I read a great deal about how traditional broadcasters are in dire financial straits because their advertising-driven business model is broken.
I pondered this while watching the UK premiere of K-Ville on Five USA - a channel I think I vaguely knew existed, but which I have not watched before. It is buried deep in the Sky channel guide's Entertainment listings dead zone below such popular destinations as Hallmark and Zone Romantica.
The only reason I knew about K-Ville was that it was the day's highlight in the television section of the Sunday Times Culture supplement. The synopsis was instantly arresting: K-Ville follows the lives of the cops who patrol New Orleans post Katrina.
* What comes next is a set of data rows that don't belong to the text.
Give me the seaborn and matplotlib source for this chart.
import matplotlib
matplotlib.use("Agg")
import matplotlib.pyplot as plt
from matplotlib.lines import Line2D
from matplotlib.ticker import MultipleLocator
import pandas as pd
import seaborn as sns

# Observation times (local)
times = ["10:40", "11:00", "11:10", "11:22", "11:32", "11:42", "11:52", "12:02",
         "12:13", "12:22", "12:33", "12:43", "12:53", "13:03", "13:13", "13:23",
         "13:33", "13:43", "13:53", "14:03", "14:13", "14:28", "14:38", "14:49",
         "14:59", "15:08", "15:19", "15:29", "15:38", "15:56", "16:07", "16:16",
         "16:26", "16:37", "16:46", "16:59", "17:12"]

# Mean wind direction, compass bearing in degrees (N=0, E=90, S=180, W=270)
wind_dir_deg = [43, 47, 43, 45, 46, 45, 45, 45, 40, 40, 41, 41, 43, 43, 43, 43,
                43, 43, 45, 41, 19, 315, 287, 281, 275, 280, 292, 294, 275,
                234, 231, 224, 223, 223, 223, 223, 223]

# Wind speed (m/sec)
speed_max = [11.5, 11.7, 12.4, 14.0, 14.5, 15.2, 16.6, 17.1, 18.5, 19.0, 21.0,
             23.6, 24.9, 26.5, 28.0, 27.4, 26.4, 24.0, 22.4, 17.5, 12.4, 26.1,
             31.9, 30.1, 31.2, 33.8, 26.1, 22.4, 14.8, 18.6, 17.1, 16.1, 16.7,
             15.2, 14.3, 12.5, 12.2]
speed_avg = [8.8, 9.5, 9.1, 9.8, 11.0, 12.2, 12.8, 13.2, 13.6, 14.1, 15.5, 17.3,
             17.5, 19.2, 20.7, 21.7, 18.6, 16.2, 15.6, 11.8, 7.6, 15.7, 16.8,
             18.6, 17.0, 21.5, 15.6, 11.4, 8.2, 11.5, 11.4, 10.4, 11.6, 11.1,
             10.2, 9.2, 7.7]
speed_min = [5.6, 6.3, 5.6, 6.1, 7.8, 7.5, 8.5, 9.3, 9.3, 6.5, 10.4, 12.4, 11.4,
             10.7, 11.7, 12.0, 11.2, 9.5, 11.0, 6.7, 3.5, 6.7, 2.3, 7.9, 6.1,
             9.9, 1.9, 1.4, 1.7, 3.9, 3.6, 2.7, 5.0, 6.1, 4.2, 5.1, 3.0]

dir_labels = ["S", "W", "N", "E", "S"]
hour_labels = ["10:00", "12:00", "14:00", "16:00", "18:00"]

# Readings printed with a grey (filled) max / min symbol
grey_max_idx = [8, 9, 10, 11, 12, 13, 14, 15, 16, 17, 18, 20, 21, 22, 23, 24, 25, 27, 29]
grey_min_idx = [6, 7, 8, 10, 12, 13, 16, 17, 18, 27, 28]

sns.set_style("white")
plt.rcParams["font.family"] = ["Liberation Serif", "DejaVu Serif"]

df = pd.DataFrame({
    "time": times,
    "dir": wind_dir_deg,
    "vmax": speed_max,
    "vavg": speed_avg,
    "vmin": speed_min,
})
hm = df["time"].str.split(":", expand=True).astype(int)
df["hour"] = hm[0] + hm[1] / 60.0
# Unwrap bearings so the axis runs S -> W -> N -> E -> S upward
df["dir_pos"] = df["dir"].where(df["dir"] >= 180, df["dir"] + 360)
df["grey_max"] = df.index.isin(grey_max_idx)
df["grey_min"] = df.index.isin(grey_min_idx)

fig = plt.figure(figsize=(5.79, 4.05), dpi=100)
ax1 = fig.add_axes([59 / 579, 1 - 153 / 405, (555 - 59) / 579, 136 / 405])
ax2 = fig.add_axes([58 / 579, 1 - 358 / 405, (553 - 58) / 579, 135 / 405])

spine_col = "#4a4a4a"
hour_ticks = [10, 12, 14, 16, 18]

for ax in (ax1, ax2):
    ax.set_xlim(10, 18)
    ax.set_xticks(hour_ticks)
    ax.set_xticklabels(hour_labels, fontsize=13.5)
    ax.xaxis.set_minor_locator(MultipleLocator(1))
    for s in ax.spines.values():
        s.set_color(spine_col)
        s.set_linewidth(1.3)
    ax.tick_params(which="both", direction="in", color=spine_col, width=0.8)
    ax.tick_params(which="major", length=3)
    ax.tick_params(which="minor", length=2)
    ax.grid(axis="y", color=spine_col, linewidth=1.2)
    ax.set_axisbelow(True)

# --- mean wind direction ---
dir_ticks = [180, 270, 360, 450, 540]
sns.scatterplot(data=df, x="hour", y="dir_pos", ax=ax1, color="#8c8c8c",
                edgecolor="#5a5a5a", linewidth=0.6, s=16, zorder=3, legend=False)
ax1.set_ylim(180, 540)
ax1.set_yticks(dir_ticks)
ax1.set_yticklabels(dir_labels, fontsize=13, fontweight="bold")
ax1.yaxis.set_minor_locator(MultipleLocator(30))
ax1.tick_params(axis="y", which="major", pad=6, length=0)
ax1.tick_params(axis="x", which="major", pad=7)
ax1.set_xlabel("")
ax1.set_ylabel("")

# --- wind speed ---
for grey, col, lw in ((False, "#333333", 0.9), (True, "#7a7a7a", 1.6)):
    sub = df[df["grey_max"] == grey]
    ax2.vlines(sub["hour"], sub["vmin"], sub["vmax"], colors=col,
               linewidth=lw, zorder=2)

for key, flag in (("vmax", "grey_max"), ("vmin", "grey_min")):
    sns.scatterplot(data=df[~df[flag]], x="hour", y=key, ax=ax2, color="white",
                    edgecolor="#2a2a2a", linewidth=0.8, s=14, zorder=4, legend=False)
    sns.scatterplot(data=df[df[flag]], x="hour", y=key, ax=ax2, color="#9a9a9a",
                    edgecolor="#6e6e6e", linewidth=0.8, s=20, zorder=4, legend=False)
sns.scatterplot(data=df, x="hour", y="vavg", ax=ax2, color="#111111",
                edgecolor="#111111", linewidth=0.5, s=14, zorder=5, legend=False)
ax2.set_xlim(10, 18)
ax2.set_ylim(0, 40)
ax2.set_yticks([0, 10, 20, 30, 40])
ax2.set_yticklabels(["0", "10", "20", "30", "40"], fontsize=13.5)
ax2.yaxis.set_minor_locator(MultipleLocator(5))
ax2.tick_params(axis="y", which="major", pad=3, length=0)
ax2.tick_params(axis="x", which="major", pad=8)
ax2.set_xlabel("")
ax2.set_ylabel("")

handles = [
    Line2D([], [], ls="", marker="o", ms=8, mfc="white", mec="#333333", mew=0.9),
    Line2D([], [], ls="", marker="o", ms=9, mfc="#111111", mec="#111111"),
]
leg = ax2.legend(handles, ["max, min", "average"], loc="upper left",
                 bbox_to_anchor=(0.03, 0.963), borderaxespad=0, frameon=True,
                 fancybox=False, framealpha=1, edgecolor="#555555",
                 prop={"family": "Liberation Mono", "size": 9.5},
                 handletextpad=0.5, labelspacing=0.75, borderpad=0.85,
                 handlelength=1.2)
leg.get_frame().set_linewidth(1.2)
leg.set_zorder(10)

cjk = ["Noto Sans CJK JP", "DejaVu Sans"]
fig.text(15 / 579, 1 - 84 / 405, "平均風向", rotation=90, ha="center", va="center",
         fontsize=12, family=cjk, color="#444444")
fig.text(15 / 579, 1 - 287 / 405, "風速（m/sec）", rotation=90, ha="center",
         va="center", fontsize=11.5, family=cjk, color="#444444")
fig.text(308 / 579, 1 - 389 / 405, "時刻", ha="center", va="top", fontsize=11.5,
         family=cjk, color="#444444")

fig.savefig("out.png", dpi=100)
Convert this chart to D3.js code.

Specifically it follows Marlin Boulet and Trevor Cobb.
Boulet is a resident of the Upper 9th ward - one of the worst hit areas of New Orleans. More than that he is an evangelist for the area, encouraging those who have remained to stay, those who have left to return and the authorities to rebuild the ravaged infrastructure. Cobb, by contrast, is apparently an outsider, drawn to New Orleans by the challenge.
The tension between them was key to the pliot. Boulet is wound like a coiled spring - driven by personal demons, public outrage and a need to help his people. He is edgy, volatile and unpredictable. Cobb, a former soldier with Afghan tours behind him is Boulet's foil: he is grounded and rational but no less determined to succeed.
K-Ville is not The Wire or The Sopranos. The production values are not as high, the writing not as crisp. But it was pacy, gritty and full of good potential. And it's a better be than most of the crap Five has on its struggling terrestrial channel. So why not give it a shot rather than burying it?